Take another example. Most prescription drugs have well-known side effects. Another way to think about a “side effect” is that the drug comes with “known risks.” Thus, if a patient is prescribed the drug appropriately and in the right dose, but develops one of the side effects, this “known risk” cannot form the basis of a malpractice case. However, if the drug were prescribed improperly (perhaps because it is contraindicated based upon the patient’s age, medical condition, allergies, or other drugs), or if the patient overdosed on the drug, and the patient went on to experience a severe side effect, there would be malpractice.
Additionally, doctors must be knowledgeable about “known risks” and closely monitor and treat a patient if one of these risks develops. For instance, if the surgeon notices that following abdominal surgery the patient is experiencing fever, abdominal pain, and distention, the doctor must consider the possibility that there was damage done to internal organs during surgery and move rapidly to respond.
Is a “Known Risk” the Same as “Informed Consent?”
The concepts of “known risk” and “informed consent” are different, but closely related.
As part of obtaining informed consent, doctors are required to disclose the known risks of a procedure. Typically these risks are disclosed on a medical liability waiver. If such known risks are not disclosed, a good argument can be made the patient’s consent was not “informed.” If the patient would not have consented the procedure had the risks been properly disclosed, then the patient may have a malpractice claim for injuries suffered during the procedure.
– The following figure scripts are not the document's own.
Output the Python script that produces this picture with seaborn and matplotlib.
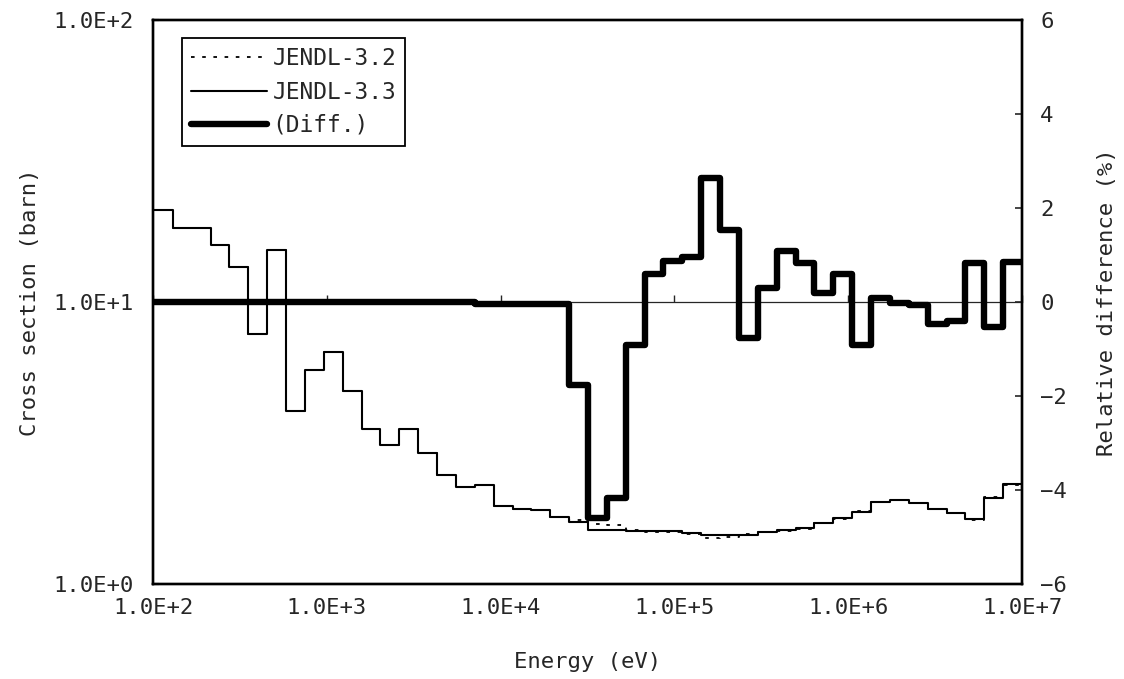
import numpy as np
import matplotlib
matplotlib.use("Agg")
import matplotlib.pyplot as plt
import matplotlib.ticker as mticker
import seaborn as sns

# Energy group boundaries (eV), ascending; 0.25-lethargy groups below 10 MeV
edges = [78.893, 101.30, 130.07, 167.02, 214.45, 275.36, 353.58, 454.00,
         582.95, 748.52, 961.12, 1234.1, 1584.6, 2034.7, 2612.6, 3354.6,
         4307.4, 5530.8, 7101.7, 9118.8, 11709., 15034., 19305., 24788.,
         31828., 40868., 52475., 67379., 86517., 1.1109e5, 1.4264e5,
         1.8316e5, 2.3518e5, 3.0197e5, 3.8774e5, 4.9787e5, 6.3928e5,
         8.2085e5, 1.0540e6, 1.3534e6, 1.7377e6, 2.2313e6, 2.8650e6,
         3.6788e6, 4.7237e6, 6.0653e6, 7.7880e6, 1.0e7]

# Group cross sections (barn), lowest group first
xs_jendl33 = [21.2, 21.2, 18.3, 18.3, 15.9, 13.3, 7.70, 15.3, 4.11, 5.74,
              6.65, 4.83, 3.55, 3.11, 3.55, 2.91, 2.44, 2.21, 2.24, 1.89,
              1.845, 1.83, 1.733, 1.659, 1.554, 1.554, 1.541, 1.541, 1.541,
              1.517, 1.490, 1.492, 1.492, 1.529, 1.554, 1.584, 1.646, 1.714,
              1.804, 1.958, 1.986, 1.933, 1.840, 1.781, 1.696, 2.023, 2.257]

xs_jendl32 = [21.2, 21.2, 18.3, 18.3, 15.9, 13.3, 7.70, 15.3, 4.11, 5.74,
              6.65, 4.83, 3.55, 3.11, 3.55, 2.91, 2.44, 2.21, 2.24, 1.89,
              1.846, 1.831, 1.734, 1.689, 1.629, 1.622, 1.555, 1.532, 1.528,
              1.503, 1.452, 1.470, 1.504, 1.524, 1.537, 1.571, 1.643, 1.704,
              1.821, 1.956, 1.986, 1.934, 1.849, 1.788, 1.682, 2.034, 2.238]

# Relative difference (%) between the two evaluations
rel_diff = [0.0, 0.0, 0.0, 0.0, 0.0, 0.0, 0.0, 0.0, 0.0, 0.0,
            0.0, 0.0, 0.0, 0.0, 0.0, 0.0, 0.0, 0.0, -0.04, -0.04,
            -0.04, -0.04, -0.04, -1.77, -4.60, -4.17, -0.91, 0.60, 0.87,
            0.96, 2.64, 1.53, -0.77, 0.30, 1.09, 0.83, 0.19, 0.60,
            -0.91, 0.09, -0.02, -0.06, -0.47, -0.40, 0.83, -0.53, 0.85]

energy_ticks = [1e2, 1e3, 1e4, 1e5, 1e6, 1e7]
energy_labels = ["1.0E+2", "1.0E+3", "1.0E+4", "1.0E+5", "1.0E+6", "1.0E+7"]
xs_ticks = [1, 10, 100]
xs_labels = ["1.0E+0", "1.0E+1", "1.0E+2"]
diff_ticks = [-6, -4, -2, 0, 2, 4, 6]

sns.set_style("white")
plt.rcParams["font.family"] = ["DejaVu Sans Mono", "DejaVu Sans"]
plt.rcParams["font.size"] = 16

fig = plt.figure(figsize=(11.24, 6.79), dpi=100)
ax = fig.add_axes([153 / 1124, 95 / 679, 869 / 1124, 564 / 679])
ax.set_xscale("log")
ax.set_yscale("log")


def stairs(values):
    # value of each group repeated at its upper edge for a steps-post line
    return np.append(values, values[-1])


sns.lineplot(x=edges, y=stairs(xs_jendl32), ax=ax, color="black", lw=1.3,
             linestyle=(0, (2.0, 4.2)), drawstyle="steps-post",
             estimator=None, sort=False, legend=False, label="JENDL-3.2")
sns.lineplot(x=edges, y=stairs(xs_jendl33), ax=ax, color="black", lw=1.5,
             drawstyle="steps-post", estimator=None, sort=False,
             legend=False, label="JENDL-3.3")

ax.set_xlim(1e2, 1e7)
ax.set_ylim(1, 100)
ax.set_xticks(energy_ticks, labels=energy_labels)
ax.set_yticks(xs_ticks, labels=xs_labels)
ax.xaxis.set_minor_locator(mticker.NullLocator())
ax.yaxis.set_minor_locator(mticker.NullLocator())
ax.tick_params(axis="x", length=0, pad=10, labelsize=16)
ax.tick_params(axis="y", direction="in", length=4, width=1.5, pad=14,
               labelsize=16)
ax.set_xlabel("Energy (eV)", fontsize=16)
ax.set_ylabel("Cross section (barn)", fontsize=16)
ax.xaxis.set_label_coords(0.5, -0.12)
ax.yaxis.set_label_coords(-0.13, 0.5)

# Horizontal reference axis through the middle with decade ticks
mid = ax.secondary_xaxis(0.5)
mid.set_xticks(energy_ticks)
mid.xaxis.set_minor_locator(mticker.NullLocator())
mid.tick_params(axis="x", direction="out", length=5, width=1,
                labeltop=False, labelbottom=False)
for s in mid.spines.values():
    s.set_linewidth(0.9)

ax2 = ax.twinx()
sns.lineplot(x=edges, y=stairs(rel_diff), ax=ax2, color="black", lw=4.6,
             drawstyle="steps-post", estimator=None, sort=False,
             legend=False, label="(Diff.)")
ax2.set_ylim(-6, 6)
ax2.set_yticks(diff_ticks)
ax2.tick_params(axis="y", direction="in", length=5, width=1.2, pad=13,
                labelsize=16)
ax2.set_ylabel("Relative difference (%)", fontsize=16)
ax2.yaxis.set_label_coords(1.086, 0.5)

for a in (ax, ax2):
    for s in a.spines.values():
        s.set_visible(True)
        s.set_color("black")
        s.set_linewidth(1.7)

h1, l1 = ax.get_legend_handles_labels()
h2, l2 = ax2.get_legend_handles_labels()
leg = ax2.legend(h1 + h2, l1 + l2, loc="upper left",
                 bbox_to_anchor=(0.0334, 0.968), borderaxespad=0,
                 frameon=True, fancybox=False, edgecolor="black",
                 framealpha=1, handlelength=3.3, handletextpad=0.25,
                 borderpad=0.4, labelspacing=0.45, fontsize=16.5)
leg.get_frame().set_linewidth(1.3)

fig.savefig("out.png", dpi=100, facecolor="white")
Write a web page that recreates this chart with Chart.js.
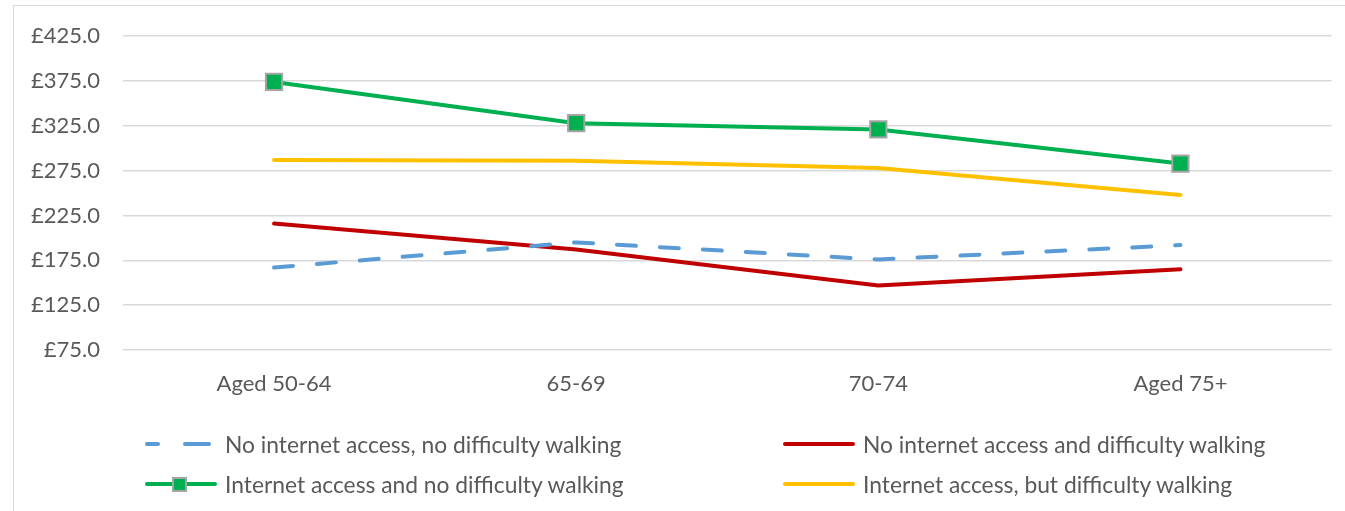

This is what is often referred to as a “lack of informed consent” case.
If a Doctor Discloses the “Known Risks” of a Procedure and Obtains Informed Consent, Does This Bar the Patient From Pursuing a Claim if Any of the “Known Risks” Occur?
The short answer is “no.” This is because, as discussed above, a “known risk” can occur either with or without medical negligence. On the one hand, where is “known risk” occurs without medical negligence, obviously there is no viable malpractice claim. On the other, where the same “known risk” was caused by negligence, there is a viable malpractice claim. Either way, the existence of the “informed consent” document is irrelevant.
What Is an Injury Is Not a “Known Risk” of a Medical Procedure?
If an injury to a patient is not a “known risk” of a medical procedure, that is strong prima facie evidence of substandard care. For example, if you have surgery to amputate your left leg, the risks of such procedure do not include having the surgeon incorrectly amputate the right leg. This is not a known risk, because wrong-sided surgery should never happen if the doctor is performing the procedure reasonably.
Can a Medical Liability Waiver Stop Me From Bringing a Valid Medical Malpractice Case?
The short answer is: no. In Maine, a patient cannot consent to negligent medical care. In other words, a doctor cannot ask you to sign away your right to sue for bad care.
The reason for this rule is obvious. Medical malpractice suits are meant to encourage doctors to provide the safest care possible. If doctors could demand that their patients waive the right to sue, this would undermine the central purpose of medical malpractice law.
How Do You Evaluate a Potential Medical Malpractice Case Involving “Known Risks?”
When a client comes to us with an outcome that we know to be a “known risk” of a medical procedure, the first question is whether there is any evidence of negligence other than the injury itself. Where there is no evidence of negligence other than the injury, and the injury is a “known risk,” we cannot accept the case because there will be no way to prove malpractice. On the other hand, when there is evidence of medical negligence, the fact that an outcome is a “known risk” of the medical procedure does not preclude a case.